Your mistake in misidentifying a county clerks refusal to do her job with "imposing morality" is compounded by several other lapses in applied logic and an implication that science is the answer. While it isn't the case, as I pointed out above, that "imposing morality" is the issue in this case, you seem to fail to notice that standing for equality before the law IS A MORAL POSITION, the arguments against discrimination ARE MORAL ARGUMENTS, even as wielded by you who don't seem to get that, we who are insisting on full equality for ourselves and for everyone ARE INSISTING ON IMPOSING "OUR MORALITY" ON OTHER PEOPLE. It is done by using their agreement that equality before the law is right and just, it is the assertion that there is no compelling state interest or any legitimate social reason to impede the exercise of rights and it is an insistence that justice demands that even in private commerce there is no legal right to discriminate against those who do exercise their freedoms and who just want to live their lives as they see fit.

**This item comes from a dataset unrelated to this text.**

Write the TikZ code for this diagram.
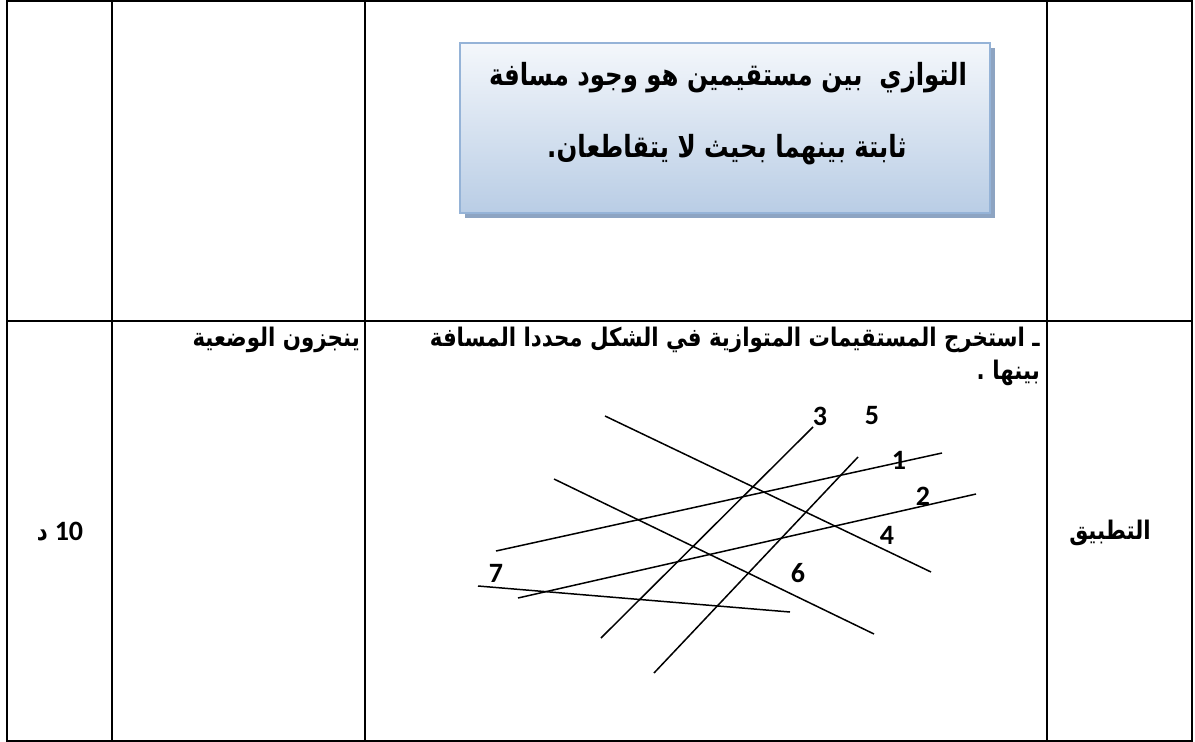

You can't do any of that with science, you can't do any of that with math, the entire effort to assert rights, to assert equality, to assert the demand of justice is, like it or not, based historically on science and in almost all cases was done through and by those religions which include those rights, equality and justice in their faith holdings. They entered into the common habits of societies through religion, they are maintained and extended by the consent of those who hold themselves as being required to follow that understanding of morality, even when they don't choose that for themselves, even when they really, really don't like it and would rather discriminate against people and to do injustice. That is simply the history of the assertion of equal rights and the literature asserting rights and equality under the law. Those arguments were not scientific, they were not "secular" they were made, even by those God-phobic, slave holding aristocrats who wrote the Declaration of Independence and the Constitution as endowments by God, there was no other basis in articulating them and there is no effective one today.
We now stand near full, legal equality for lesbians and gay men on the basis of the assertions of morality, not science. We didn't get here from the amorality of science or a secularism divorced from the moral demand for equal justice founded in the Hebrew scriptures. That's a fact of history.
If liberals had not widely given up that articulation of rights in the late 1960s, things would have been a lot different, now. I fully believe that. The major movement towards equality happened before that abandonment of the religious arguments for those things, we are still living off of that legacy in extending the legal protection of rights, the LGBT movement would never have happened without such individuals and groups as The Reverened Martin Luther King jr., Diane Nash, the Black churches involved in the freedom struggle of the 1950s and 60s and for far longer than that. It would not have happened without the struggles against slavery. We are the beneficiaries of that legacy and we should never forget that it took religious assertions of justice to get us anywhere, even as other religious people opposed our efforts. Atheists had little to do with it, "secular" arguments didn't get it done. The opponents of legal equality use of the secular, dereligionized Constitution to argue against equality just as if not more effectively than they use a few passages of scriptures.
I, as a gay man, have to say that I'm not especially impressed by the straight folks' articulation of my right to my rights. If you guys can't do better than to try to turn my rights into a tool of your ideological war against religion, you are doing pretty much the same thing that the Republican right has done with them, use our lives for your ends, I would invite you to cut it out, now.